El arte de hacer silencio es un don que se obtiene en base a un trabajo constante.

La paciencia, si bien es cierto es una capacidad humana que se desarrolla en los primeros años de vida en base a la actitud expectante y constructiva de los padres, es hoy en día una virtud escasa. La gente del siglo XXI desea las cosas ya, se disgustan por tener que hacer colas, les indigna tener que esperar el cambio del semáforo en los cruces peatonales, se afligen y agraden cada vez que alguien les obstruye el paso.

La paciencia, para muchos de nosotros, es un concepto histórico, una reliquia que no es de mucha utilidad en un mundo donde el síndrome del pensamiento acelerado y la consecución pronta de metas gobierna las reacciones primarias humanas.
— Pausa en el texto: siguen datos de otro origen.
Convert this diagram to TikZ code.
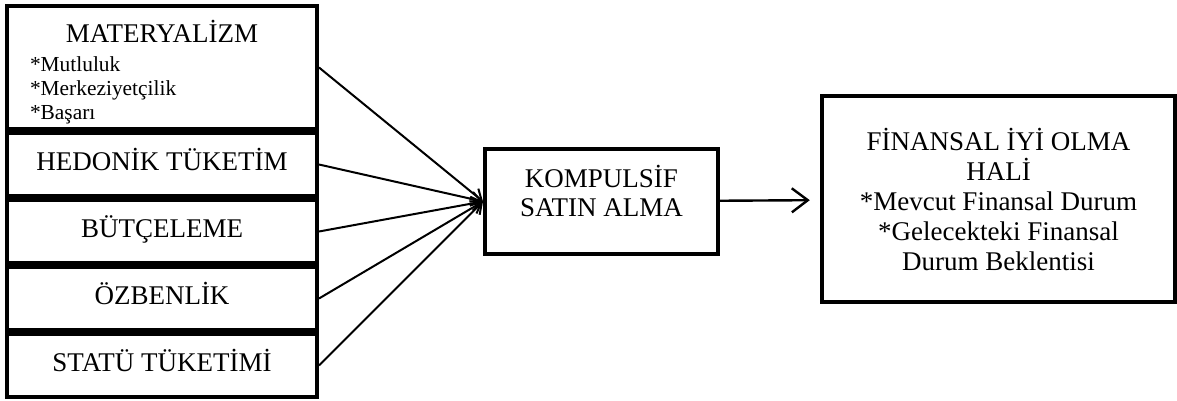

No tenemos paciencia y por ende somos seres en donde el árbol de la paz no podrá desarrollarse.

Hoy en día nuestra mente viaja rápidamente. El modo en que nuestra mente actúa se asemeja al de un vehículo de carreras que solo tiene acelerador y que carece de frenos.

Corremos una y otra vez, buscamos angustiosamente obtener lo más pronto posible nuestras metas y de tanto correr sin parar, no nos damos cuenta de ciertos obstáculos del camino y luego caemos, nos golpeamos fuertemente o simplemente desfallecemos.